Sydney Theatre Company | June 25 – August 6 | Tickets $49-74
Michelle Law’s comedy about a manicure gone wrong turns into the story of a body swap between a Chinese-Australian manicurist and a high-flying TV exec. It’s an irreverent satire of Australia’s media landscape, and audiences can be guaranteed to laugh – and think.
NAIDOC Up Late
Barangaroo Reserve | July 2 | Entry is free
NAIDOC Week, from Sunday, July 3 to Sunday, July 10, stems from the 1938 Day of Mourning and is now seen as a week-long commemoration of loss and a celebration of Indigenous culture and identity. NAIDOC Up Late is an evening of free music “around the fire pits and beautifully lit trees of Barangaroo Reserve’s Walumil Lawn”, featuring Aria-nominted Mo’Ju and Ziggy Ramo, among others.
Fourth of July Celebrations
The Chippo Hotel | July 2 | Tickets $22
Don’t be deceived! The all-American celebration of the country’s day of independence is not on the day its name suggests – rather, you’ll get to party in the USA the Saturday beforehand. In addition to the chance to win return flights to the US, the organisers are promising a “unique and authentic American menu”. Delicious!

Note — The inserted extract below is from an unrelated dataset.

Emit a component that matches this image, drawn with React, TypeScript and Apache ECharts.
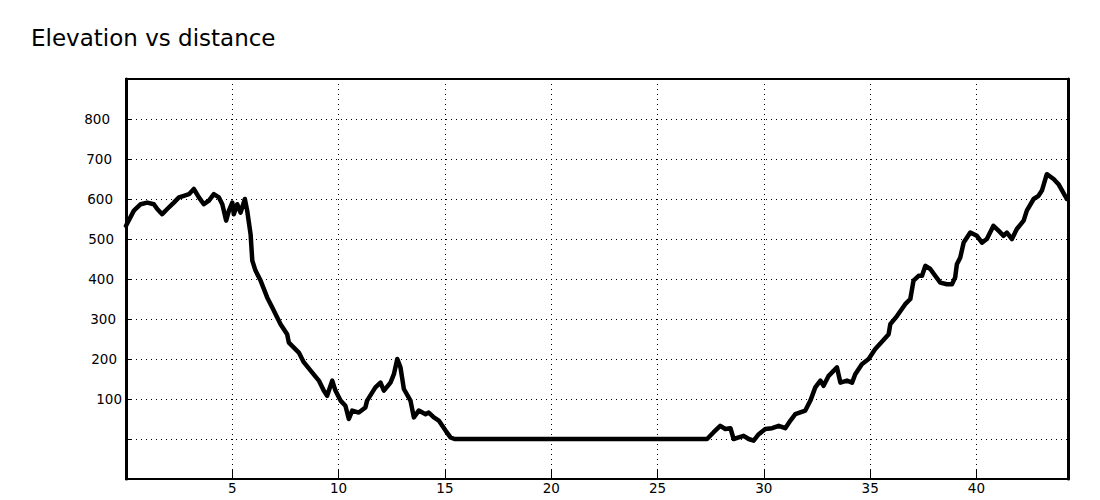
import React, { useEffect, useRef } from "react";
import * as echarts from "echarts";

const TITLE = "Elevation vs distance";

const distanceKm: number[] = [
  0, 0.37, 0.69, 1.0, 1.31, 1.47, 1.7, 1.94, 2.25, 2.49, 2.72, 2.96, 3.19, 3.43, 3.66, 3.9,
  4.13, 4.37, 4.53, 4.71, 4.84, 5.0, 5.07, 5.23, 5.39, 5.59, 5.7, 5.86, 5.94, 6.09, 6.33,
  6.64, 6.88, 7.27, 7.58, 7.66, 8.13, 8.36, 8.76, 9.07, 9.3, 9.46, 9.7, 9.85, 10.09, 10.32,
  10.48, 10.64, 10.95, 11.26, 11.34, 11.73, 11.97, 12.13, 12.44, 12.6, 12.76, 12.91, 13.07,
  13.38, 13.54, 13.77, 14.09, 14.24, 14.48, 14.71, 15.03, 15.26, 15.45, 27.33, 27.64, 27.95,
  28.19, 28.43, 28.58, 28.82, 29.05, 29.29, 29.52, 29.76, 30.07, 30.39, 30.7, 31.01, 31.25,
  31.48, 31.95, 32.19, 32.42, 32.66, 32.81, 33.05, 33.44, 33.6, 33.91, 34.15, 34.3, 34.61,
  34.93, 35.24, 35.5, 35.87, 35.95, 36.27, 36.65, 36.89, 37.04, 37.28, 37.44, 37.6, 37.83,
  38.06, 38.3, 38.61, 38.85, 39.0, 39.08, 39.24, 39.4, 39.71, 40.02, 40.26, 40.49, 40.8,
  41.04, 41.27, 41.43, 41.67, 41.9, 42.22, 42.37, 42.69, 42.92, 43.08, 43.31, 43.63, 43.86,
  44.17, 44.25,
];

const elevationM: number[] = [
  533, 571, 587, 591, 587, 575, 562, 575, 591, 604, 608, 612, 625, 604, 587, 596,
  612, 604, 587, 546, 571, 591, 562, 587, 566, 600, 571, 512, 446, 421, 396,
  354, 329, 287, 262, 241, 216, 192, 166, 146, 121, 108, 146, 121, 96, 83,
  50, 71, 66, 79, 96, 129, 141, 121, 141, 162, 200, 179, 125,
  96, 54, 71, 62, 66, 54, 46, 21, 4, 0, 0, 17, 33,
  25, 27, 0, 4, 8, 0, -4, 12, 25, 27, 33, 27, 46,
  62, 71, 96, 129, 146, 133, 158, 179, 141, 146, 141, 162, 187,
  200, 225, 240, 262, 287, 308, 337, 350, 396, 408, 408, 433, 425,
  408, 391, 387, 387, 404, 437, 454, 491, 516, 508, 491, 500, 533,
  521, 508, 516, 500, 525, 546, 571, 600, 608, 621, 662, 650, 637,
  608, 600,
];

const X_MIN = 0;
const X_MAX = 44.33;
const X_STEP = 5;
const Y_MIN = -100;
const Y_MAX = 900;
const Y_STEP = 100;

const yLabelValues: number[] = [100, 200, 300, 400, 500, 600, 700, 800];
// right padding (px) so each y label sits where the original renderer put it
const yLabelPadRight: number[] = [0, 5, 6, 8, 8, 9, 10, 12];

const FONT = "DejaVu Sans";
const LABEL_SIZE = 13.5;

export default function App() {
  const ref = useRef<HTMLDivElement>(null);

  useEffect(() => {
    if (!ref.current) return;
    const chart = echarts.init(ref.current, null, { renderer: "svg" });
    const data = distanceKm.map((d, i) => [d, elevationM[i]]);
    const dotted = { color: "#000", width: 1, type: [1, 4] as number[] };

    const rich: Record<string, any> = {};
    yLabelValues.forEach((v, i) => {
      rich["y" + v] = {
        fontFamily: FONT,
        fontSize: LABEL_SIZE,
        color: "#000",
        padding: [0, yLabelPadRight[i], 0, 0],
      };
    });

    chart.setOption({
      animation: false,
      backgroundColor: "#fff",
      title: {
        text: TITLE,
        left: 31,
        top: 26,
        padding: 0,
        textStyle: { fontFamily: FONT, fontSize: 23, fontWeight: "normal", color: "#000" },
      },
      grid: {
        left: 126,
        right: 31.5,
        top: 79,
        height: 400,
        show: true,
        borderColor: "#000",
        borderWidth: 2,
        backgroundColor: "#fff",
      },
      xAxis: [
        {
          type: "value",
          min: X_MIN,
          max: X_MAX,
          interval: X_STEP,
          axisLine: { show: true, onZero: false, lineStyle: { color: "#000", width: 2 } },
          axisTick: { show: true, inside: true, length: 9, lineStyle: { color: "#000", width: 1 } },
          axisLabel: {
            margin: 2,
            color: "#000",
            fontFamily: FONT,
            fontSize: LABEL_SIZE,
            showMaxLabel: false,
            formatter: (v: number) => (v > 0 && v % X_STEP === 0 ? String(v) : ""),
          },
          splitLine: { show: true, lineStyle: dotted },
        },
      ],
      yAxis: [
        {
          type: "value",
          min: Y_MIN,
          max: Y_MAX,
          interval: Y_STEP,
          axisLine: { show: true, onZero: false, lineStyle: { color: "#000", width: 3 } },
          axisTick: { show: true, inside: true, length: 5, lineStyle: { color: "#000", width: 1 } },
          axisLabel: {
            margin: 4,
            color: "#000",
            fontFamily: FONT,
            fontSize: LABEL_SIZE,
            rich,
            formatter: (v: number) =>
              yLabelValues.indexOf(v) >= 0 ? "{y" + v + "|" + v + "}" : "",
          },
          splitLine: { show: true, lineStyle: dotted },
        },
        {
          type: "value",
          position: "right",
          min: Y_MIN,
          max: Y_MAX,
          interval: Y_STEP,
          axisLine: { show: true, onZero: false, lineStyle: { color: "#000", width: 3 } },
          axisTick: { show: false },
          axisLabel: { show: false },
          splitLine: { show: false },
        },
      ],
      series: [
        {
          type: "line",
          data,
          xAxisIndex: 0,
          yAxisIndex: 0,
          showSymbol: false,
          symbol: "none",
          lineStyle: { color: "#000", width: 4.5, join: "round", cap: "round" },
          clip: true,
        },
      ],
    });

    return () => chart.dispose();
  }, []);

  return (
    <div
      ref={ref}
      style={{ position: "fixed", left: 0, top: 0, width: 1100, height: 500, background: "#fff" }}
    />
  );
}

The Most Wuthering Heights Day Ever
Sydney Park | July 30 | Free
Kate Bush already had enough fans to fill a field with copycats before a lethal mix of Stranger Things and TikTok pulled her hit Running Up That Hill to the top of every chart imaginable recently, but this event is set to go next level this year. Attendees will wear red dresses, dance to Wuthering Heights and celebrate all things Bush. Running up a nearby hill not compulsory but encouraged.